SUPPLIED MATERIAL:

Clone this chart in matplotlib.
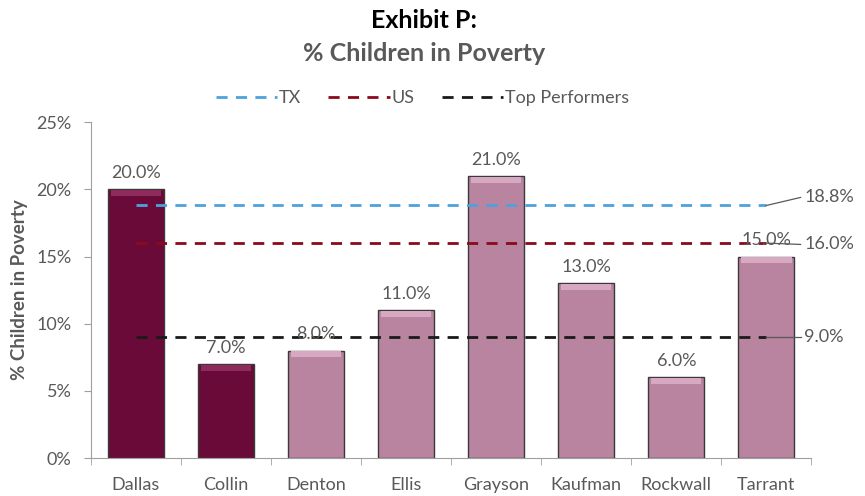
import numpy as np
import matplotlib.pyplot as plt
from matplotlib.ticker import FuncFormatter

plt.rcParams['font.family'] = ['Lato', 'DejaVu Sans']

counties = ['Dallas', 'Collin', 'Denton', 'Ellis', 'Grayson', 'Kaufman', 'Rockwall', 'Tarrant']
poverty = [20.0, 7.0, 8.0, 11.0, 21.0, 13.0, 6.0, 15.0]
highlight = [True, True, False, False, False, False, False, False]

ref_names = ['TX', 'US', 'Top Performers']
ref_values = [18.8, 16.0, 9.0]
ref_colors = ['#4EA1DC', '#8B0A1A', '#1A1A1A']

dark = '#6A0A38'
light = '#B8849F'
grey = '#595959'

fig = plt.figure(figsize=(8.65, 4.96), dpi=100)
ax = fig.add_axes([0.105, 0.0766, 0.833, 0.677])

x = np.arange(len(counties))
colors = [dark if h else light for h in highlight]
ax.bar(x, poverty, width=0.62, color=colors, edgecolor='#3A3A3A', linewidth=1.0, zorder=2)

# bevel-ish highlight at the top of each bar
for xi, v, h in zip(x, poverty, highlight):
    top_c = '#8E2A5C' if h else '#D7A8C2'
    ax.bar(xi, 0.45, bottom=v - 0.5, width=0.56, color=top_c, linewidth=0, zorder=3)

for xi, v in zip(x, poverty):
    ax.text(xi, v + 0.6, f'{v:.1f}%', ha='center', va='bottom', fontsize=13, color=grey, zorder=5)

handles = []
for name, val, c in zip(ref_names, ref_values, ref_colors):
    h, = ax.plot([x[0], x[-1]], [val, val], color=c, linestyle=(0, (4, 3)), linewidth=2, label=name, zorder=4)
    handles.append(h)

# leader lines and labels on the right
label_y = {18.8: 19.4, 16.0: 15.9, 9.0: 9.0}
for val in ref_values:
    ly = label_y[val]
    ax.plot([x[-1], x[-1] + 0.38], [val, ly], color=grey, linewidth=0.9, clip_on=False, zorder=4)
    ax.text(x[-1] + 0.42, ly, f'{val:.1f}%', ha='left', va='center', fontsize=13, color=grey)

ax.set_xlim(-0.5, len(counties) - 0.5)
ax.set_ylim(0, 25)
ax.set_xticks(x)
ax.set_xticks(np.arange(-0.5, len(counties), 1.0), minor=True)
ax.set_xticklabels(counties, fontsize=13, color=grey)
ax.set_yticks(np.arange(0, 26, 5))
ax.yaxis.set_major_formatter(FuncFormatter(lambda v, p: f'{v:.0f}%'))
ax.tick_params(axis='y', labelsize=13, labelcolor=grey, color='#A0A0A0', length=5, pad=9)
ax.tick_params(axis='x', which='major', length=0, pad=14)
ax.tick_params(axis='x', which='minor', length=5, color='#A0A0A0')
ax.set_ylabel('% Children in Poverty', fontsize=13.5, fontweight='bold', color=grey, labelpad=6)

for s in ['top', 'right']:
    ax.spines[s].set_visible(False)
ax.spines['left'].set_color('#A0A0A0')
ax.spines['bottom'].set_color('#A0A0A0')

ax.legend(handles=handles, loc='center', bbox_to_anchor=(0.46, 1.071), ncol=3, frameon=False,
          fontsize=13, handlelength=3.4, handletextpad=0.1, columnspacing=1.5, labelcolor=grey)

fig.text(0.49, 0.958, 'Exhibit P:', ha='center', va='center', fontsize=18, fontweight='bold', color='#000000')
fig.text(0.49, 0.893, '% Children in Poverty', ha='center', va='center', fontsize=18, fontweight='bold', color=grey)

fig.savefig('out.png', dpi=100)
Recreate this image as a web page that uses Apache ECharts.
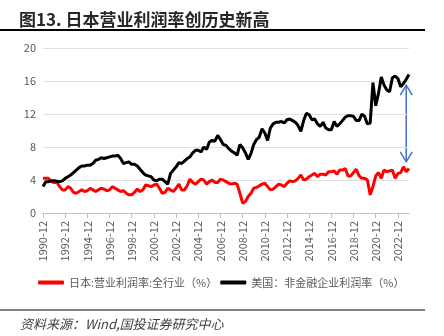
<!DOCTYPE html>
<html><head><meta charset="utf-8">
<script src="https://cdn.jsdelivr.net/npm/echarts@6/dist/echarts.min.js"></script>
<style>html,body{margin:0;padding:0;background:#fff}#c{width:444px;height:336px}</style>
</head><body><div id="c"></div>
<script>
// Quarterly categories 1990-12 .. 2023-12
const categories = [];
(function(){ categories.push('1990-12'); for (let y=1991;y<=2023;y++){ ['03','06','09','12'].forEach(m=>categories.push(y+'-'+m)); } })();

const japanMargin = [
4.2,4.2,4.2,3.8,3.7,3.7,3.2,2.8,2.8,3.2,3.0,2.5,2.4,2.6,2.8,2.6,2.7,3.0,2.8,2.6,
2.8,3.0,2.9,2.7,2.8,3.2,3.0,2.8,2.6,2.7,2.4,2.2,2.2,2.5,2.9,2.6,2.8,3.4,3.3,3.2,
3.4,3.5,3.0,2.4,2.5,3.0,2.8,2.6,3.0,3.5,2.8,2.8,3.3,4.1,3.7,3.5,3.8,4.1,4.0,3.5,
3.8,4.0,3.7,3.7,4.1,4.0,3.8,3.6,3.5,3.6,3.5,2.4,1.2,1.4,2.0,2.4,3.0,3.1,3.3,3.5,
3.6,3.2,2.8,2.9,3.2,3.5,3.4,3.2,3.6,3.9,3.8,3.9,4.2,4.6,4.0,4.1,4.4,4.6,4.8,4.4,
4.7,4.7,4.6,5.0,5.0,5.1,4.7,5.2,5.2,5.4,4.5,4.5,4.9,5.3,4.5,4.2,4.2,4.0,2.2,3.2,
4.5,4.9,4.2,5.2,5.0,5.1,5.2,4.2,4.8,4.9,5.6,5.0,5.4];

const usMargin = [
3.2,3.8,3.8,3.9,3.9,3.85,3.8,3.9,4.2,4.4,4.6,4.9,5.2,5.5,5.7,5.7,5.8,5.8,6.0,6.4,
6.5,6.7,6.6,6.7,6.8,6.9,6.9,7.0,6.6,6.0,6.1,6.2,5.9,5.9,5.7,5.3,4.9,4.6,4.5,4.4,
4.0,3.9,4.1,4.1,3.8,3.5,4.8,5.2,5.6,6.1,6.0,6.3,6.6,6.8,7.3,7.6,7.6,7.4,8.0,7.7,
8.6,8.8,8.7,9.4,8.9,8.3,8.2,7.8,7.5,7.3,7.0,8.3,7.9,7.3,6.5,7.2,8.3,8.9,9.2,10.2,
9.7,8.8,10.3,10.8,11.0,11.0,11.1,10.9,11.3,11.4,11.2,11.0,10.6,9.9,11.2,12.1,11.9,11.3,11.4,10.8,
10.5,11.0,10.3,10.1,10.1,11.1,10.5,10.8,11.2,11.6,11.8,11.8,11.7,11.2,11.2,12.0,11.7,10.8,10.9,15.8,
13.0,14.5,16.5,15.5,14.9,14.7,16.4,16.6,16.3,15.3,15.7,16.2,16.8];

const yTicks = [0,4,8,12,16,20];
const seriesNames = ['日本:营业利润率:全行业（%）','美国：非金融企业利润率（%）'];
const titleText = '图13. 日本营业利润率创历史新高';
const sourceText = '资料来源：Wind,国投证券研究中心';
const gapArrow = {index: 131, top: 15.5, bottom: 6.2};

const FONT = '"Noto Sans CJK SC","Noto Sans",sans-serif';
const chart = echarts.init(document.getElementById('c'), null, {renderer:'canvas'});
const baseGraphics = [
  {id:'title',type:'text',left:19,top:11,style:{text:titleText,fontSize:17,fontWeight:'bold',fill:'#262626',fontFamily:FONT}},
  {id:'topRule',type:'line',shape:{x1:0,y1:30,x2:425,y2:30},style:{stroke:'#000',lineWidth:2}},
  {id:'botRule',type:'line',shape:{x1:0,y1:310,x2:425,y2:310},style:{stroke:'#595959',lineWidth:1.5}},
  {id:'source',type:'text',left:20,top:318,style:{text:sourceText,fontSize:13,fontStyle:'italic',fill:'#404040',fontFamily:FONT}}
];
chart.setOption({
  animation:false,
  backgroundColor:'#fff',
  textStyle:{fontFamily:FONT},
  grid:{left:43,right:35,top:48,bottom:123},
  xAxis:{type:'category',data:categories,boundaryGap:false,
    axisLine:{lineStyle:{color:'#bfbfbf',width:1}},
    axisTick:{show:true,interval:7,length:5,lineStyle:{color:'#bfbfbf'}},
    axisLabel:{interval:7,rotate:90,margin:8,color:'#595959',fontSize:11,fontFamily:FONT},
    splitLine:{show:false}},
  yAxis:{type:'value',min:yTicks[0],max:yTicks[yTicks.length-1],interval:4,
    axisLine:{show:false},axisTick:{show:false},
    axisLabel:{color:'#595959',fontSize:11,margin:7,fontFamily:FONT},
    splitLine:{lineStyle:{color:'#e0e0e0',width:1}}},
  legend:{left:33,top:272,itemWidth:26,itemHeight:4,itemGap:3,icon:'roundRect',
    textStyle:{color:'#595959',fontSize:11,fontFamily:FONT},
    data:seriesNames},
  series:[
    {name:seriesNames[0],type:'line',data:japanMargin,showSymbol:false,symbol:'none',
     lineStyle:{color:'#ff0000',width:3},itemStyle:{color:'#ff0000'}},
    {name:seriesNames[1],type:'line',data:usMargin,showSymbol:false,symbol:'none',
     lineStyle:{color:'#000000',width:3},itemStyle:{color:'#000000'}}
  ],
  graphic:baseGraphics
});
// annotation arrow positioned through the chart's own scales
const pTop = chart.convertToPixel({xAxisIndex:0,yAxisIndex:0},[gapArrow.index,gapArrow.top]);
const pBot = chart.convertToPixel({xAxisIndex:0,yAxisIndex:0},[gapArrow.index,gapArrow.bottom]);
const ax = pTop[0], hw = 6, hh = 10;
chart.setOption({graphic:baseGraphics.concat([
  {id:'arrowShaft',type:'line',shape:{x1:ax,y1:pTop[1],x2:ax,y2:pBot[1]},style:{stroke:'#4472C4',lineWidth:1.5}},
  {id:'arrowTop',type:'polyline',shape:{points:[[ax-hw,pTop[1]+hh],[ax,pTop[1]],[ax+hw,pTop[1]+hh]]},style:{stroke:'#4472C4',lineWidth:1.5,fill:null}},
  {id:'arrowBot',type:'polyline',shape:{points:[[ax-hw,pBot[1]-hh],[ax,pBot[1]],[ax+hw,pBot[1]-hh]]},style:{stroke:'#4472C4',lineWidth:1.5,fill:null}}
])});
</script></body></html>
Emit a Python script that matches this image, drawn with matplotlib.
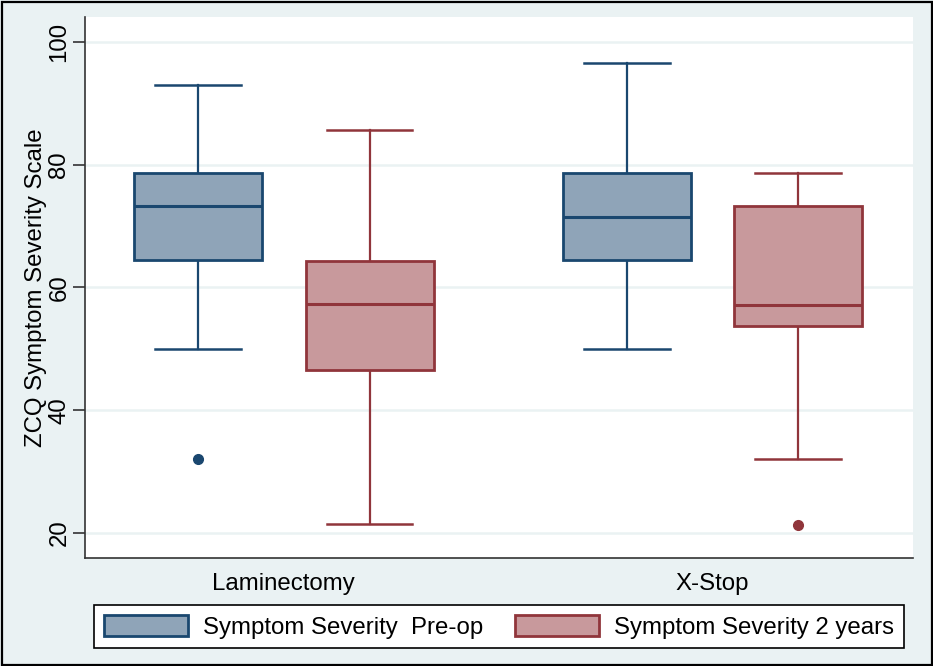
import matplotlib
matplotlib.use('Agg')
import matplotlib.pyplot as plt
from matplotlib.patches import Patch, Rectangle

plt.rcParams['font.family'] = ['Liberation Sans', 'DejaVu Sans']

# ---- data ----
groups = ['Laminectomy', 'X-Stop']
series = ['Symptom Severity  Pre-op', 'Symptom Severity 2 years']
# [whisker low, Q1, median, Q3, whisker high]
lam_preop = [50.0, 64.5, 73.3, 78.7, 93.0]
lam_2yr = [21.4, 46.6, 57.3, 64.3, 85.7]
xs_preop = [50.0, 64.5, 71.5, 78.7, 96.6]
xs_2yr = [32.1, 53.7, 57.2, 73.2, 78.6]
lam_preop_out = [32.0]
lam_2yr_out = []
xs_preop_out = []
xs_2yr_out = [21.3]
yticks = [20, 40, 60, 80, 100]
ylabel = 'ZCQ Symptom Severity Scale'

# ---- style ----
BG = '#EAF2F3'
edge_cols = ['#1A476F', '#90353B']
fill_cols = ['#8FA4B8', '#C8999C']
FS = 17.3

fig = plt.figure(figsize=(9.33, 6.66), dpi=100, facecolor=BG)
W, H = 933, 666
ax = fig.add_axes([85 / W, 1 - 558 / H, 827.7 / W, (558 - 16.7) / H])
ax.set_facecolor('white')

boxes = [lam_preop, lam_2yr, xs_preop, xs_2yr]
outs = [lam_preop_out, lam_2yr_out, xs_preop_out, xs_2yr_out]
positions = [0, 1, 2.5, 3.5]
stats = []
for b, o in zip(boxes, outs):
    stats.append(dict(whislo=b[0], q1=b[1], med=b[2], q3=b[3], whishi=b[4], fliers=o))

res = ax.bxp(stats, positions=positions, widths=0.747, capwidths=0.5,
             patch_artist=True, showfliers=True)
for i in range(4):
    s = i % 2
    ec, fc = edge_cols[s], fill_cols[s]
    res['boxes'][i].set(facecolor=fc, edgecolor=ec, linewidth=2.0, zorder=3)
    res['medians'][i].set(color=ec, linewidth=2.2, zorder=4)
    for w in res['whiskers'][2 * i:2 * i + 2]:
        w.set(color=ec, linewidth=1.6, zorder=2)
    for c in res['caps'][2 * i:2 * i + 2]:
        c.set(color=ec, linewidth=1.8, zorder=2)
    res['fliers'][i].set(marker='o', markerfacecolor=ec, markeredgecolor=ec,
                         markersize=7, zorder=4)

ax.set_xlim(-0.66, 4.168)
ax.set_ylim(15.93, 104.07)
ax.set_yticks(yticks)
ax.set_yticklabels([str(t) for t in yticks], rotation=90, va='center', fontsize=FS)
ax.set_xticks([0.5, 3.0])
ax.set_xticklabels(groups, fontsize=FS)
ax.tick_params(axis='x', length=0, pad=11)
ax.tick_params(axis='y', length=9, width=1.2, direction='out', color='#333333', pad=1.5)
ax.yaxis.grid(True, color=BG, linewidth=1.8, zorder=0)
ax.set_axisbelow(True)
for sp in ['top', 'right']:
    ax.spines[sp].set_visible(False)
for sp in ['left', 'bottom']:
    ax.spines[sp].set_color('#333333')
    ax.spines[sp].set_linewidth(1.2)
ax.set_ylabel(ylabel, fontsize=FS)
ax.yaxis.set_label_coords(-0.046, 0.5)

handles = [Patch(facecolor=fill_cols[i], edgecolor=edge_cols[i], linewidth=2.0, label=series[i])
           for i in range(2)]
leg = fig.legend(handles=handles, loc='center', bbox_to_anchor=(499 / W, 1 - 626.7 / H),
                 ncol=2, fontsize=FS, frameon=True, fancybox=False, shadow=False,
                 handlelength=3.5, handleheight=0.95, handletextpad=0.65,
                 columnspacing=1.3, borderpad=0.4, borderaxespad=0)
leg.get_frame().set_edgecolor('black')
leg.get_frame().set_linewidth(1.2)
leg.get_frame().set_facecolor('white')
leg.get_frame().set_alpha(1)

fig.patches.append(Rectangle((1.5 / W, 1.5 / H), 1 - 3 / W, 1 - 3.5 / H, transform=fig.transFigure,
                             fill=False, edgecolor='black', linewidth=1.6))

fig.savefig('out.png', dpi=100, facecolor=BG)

EXERCISE GOAL:
Out of the records above, set down only the lines from the one that contains "Emit a Python" through the one that contains "plt.rcParams['font.family'] = ['Liberation", unchanged and without the pictures.

RESPONSE TO THE EXERCISE:
Emit a Python script that matches this image, drawn with matplotlib.
import matplotlib
matplotlib.use('Agg')
import matplotlib.pyplot as plt
from matplotlib.patches import Patch, Rectangle

plt.rcParams['font.family'] = ['Liberation Sans', 'DejaVu Sans']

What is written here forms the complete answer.